Instruction: Your task is to repeat the lines below exactly, excluding any pictures they contain.

[Begin]

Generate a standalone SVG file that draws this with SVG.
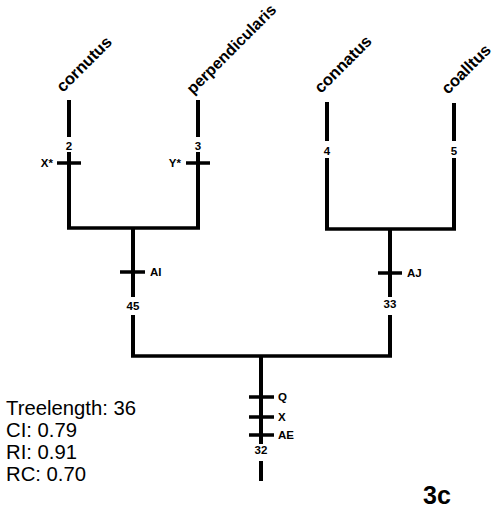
<svg xmlns="http://www.w3.org/2000/svg" width="496" height="514" viewBox="0 0 496 514">
<style>
.br{stroke:#000;stroke-width:4;fill:none;stroke-linecap:butt}
.hb{stroke:#000;stroke-width:3.5;fill:none}
.tk{stroke:#000;stroke-width:3.5;fill:none}
.tx{font-family:"Liberation Sans",Arial,sans-serif;font-weight:bold;font-size:16.5px;fill:#000}
.num{font-family:"Liberation Sans",Arial,sans-serif;font-weight:bold;font-size:11.5px;fill:#000;text-anchor:middle}
.ch{font-family:"Liberation Sans",Arial,sans-serif;font-weight:bold;font-size:11.5px;fill:#000}
.st{font-family:"Liberation Sans",Arial,sans-serif;font-size:20.3px;fill:#000}
</style>
<rect width="496" height="514" fill="#fff"/>
<g id="connectors">
  <!-- cornutus -->
  <path class="br" d="M69 100V137M69 152V228"/>
  <!-- perpendicularis -->
  <path class="br" d="M198 100V137M198 152V228"/>
  <path class="hb" d="M67 228H200"/>
  <!-- connatus -->
  <path class="br" d="M327 102V141M327 158V229"/>
  <!-- coalltus -->
  <path class="br" d="M454 103V141M454 158V229"/>
  <path class="hb" d="M325 229H456"/>
  <!-- internal left -->
  <path class="br" d="M133 228V297M133 315V356"/>
  <!-- internal right -->
  <path class="br" d="M390 229V297M390 315V356"/>
  <path class="hb" d="M131 356H392"/>
  <!-- root -->
  <path class="br" d="M261 356V444M261 461V481"/>
</g>
<g id="node-cornutus">
  <text class="tx" transform="translate(63 93) rotate(-45)">cornutus</text>
  <text class="num" x="69" y="150">2</text>
  <path class="tk" d="M57 163H81"/>
  <text class="ch" x="53" y="167" text-anchor="end">X*</text>
</g>
<g id="node-perpendicularis">
  <text class="tx" style="font-size:16px" transform="translate(193 95) rotate(-45)">perpendicularis</text>
  <text class="num" x="198" y="150">3</text>
  <path class="tk" d="M186 163H210"/>
  <text class="ch" x="181" y="167" text-anchor="end">Y*</text>
</g>
<g id="node-connatus">
  <text class="tx" transform="translate(321 94) rotate(-45)">connatus</text>
  <text class="num" x="327" y="155">4</text>
</g>
<g id="node-coalltus">
  <text class="tx" transform="translate(448 95) rotate(-45)">coalltus</text>
  <text class="num" x="454" y="155">5</text>
</g>
<g id="node-45">
  <path class="tk" d="M120 272H145"/>
  <text class="ch" x="150" y="276">AI</text>
  <text class="num" x="133" y="310">45</text>
</g>
<g id="node-33">
  <path class="tk" d="M378 273H402"/>
  <text class="ch" x="407" y="277">AJ</text>
  <text class="num" x="390" y="308">33</text>
</g>
<g id="node-32">
  <path class="tk" d="M249 397H274M249 417H274M249 435H274"/>
  <text class="ch" x="278" y="401">Q</text>
  <text class="ch" x="278" y="421">X</text>
  <text class="ch" x="278" y="439">AE</text>
  <text class="num" x="261" y="454">32</text>
</g>
<g id="stats">
  <text class="st" x="6" y="415">Treelength: 36</text>
  <text class="st" x="6" y="437">CI: 0.79</text>
  <text class="st" x="6" y="459">RI: 0.91</text>
  <text class="st" x="6" y="481">RC: 0.70</text>
</g>
<text x="423" y="504" font-family="Liberation Sans,Arial,sans-serif" font-weight="bold" font-size="25">3c</text>
</svg>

[End]

Final result:
Generate a standalone SVG file that draws this with SVG.
<svg xmlns="http://www.w3.org/2000/svg" width="496" height="514" viewBox="0 0 496 514">
<style>
.br{stroke:#000;stroke-width:4;fill:none;stroke-linecap:butt}
.hb{stroke:#000;stroke-width:3.5;fill:none}
.tk{stroke:#000;stroke-width:3.5;fill:none}
.tx{font-family:"Liberation Sans",Arial,sans-serif;font-weight:bold;font-size:16.5px;fill:#000}
.num{font-family:"Liberation Sans",Arial,sans-serif;font-weight:bold;font-size:11.5px;fill:#000;text-anchor:middle}
.ch{font-family:"Liberation Sans",Arial,sans-serif;font-weight:bold;font-size:11.5px;fill:#000}
.st{font-family:"Liberation Sans",Arial,sans-serif;font-size:20.3px;fill:#000}
</style>
<rect width="496" height="514" fill="#fff"/>
<g id="connectors">
  <!-- cornutus -->
  <path class="br" d="M69 100V137M69 152V228"/>
  <!-- perpendicularis -->
  <path class="br" d="M198 100V137M198 152V228"/>
  <path class="hb" d="M67 228H200"/>
  <!-- connatus -->
  <path class="br" d="M327 102V141M327 158V229"/>
  <!-- coalltus -->
  <path class="br" d="M454 103V141M454 158V229"/>
  <path class="hb" d="M325 229H456"/>
  <!-- internal left -->
  <path class="br" d="M133 228V297M133 315V356"/>
  <!-- internal right -->
  <path class="br" d="M390 229V297M390 315V356"/>
  <path class="hb" d="M131 356H392"/>
  <!-- root -->
  <path class="br" d="M261 356V444M261 461V481"/>
</g>
<g id="node-cornutus">
  <text class="tx" transform="translate(63 93) rotate(-45)">cornutus</text>
  <text class="num" x="69" y="150">2</text>
  <path class="tk" d="M57 163H81"/>
  <text class="ch" x="53" y="167" text-anchor="end">X*</text>
</g>
<g id="node-perpendicularis">
  <text class="tx" style="font-size:16px" transform="translate(193 95) rotate(-45)">perpendicularis</text>
  <text class="num" x="198" y="150">3</text>
  <path class="tk" d="M186 163H210"/>
  <text class="ch" x="181" y="167" text-anchor="end">Y*</text>
</g>
<g id="node-connatus">
  <text class="tx" transform="translate(321 94) rotate(-45)">connatus</text>
  <text class="num" x="327" y="155">4</text>
</g>
<g id="node-coalltus">
  <text class="tx" transform="translate(448 95) rotate(-45)">coalltus</text>
  <text class="num" x="454" y="155">5</text>
</g>
<g id="node-45">
  <path class="tk" d="M120 272H145"/>
  <text class="ch" x="150" y="276">AI</text>
  <text class="num" x="133" y="310">45</text>
</g>
<g id="node-33">
  <path class="tk" d="M378 273H402"/>
  <text class="ch" x="407" y="277">AJ</text>
  <text class="num" x="390" y="308">33</text>
</g>
<g id="node-32">
  <path class="tk" d="M249 397H274M249 417H274M249 435H274"/>
  <text class="ch" x="278" y="401">Q</text>
  <text class="ch" x="278" y="421">X</text>
  <text class="ch" x="278" y="439">AE</text>
  <text class="num" x="261" y="454">32</text>
</g>
<g id="stats">
  <text class="st" x="6" y="415">Treelength: 36</text>
  <text class="st" x="6" y="437">CI: 0.79</text>
  <text class="st" x="6" y="459">RI: 0.91</text>
  <text class="st" x="6" y="481">RC: 0.70</text>
</g>
<text x="423" y="504" font-family="Liberation Sans,Arial,sans-serif" font-weight="bold" font-size="25">3c</text>
</svg>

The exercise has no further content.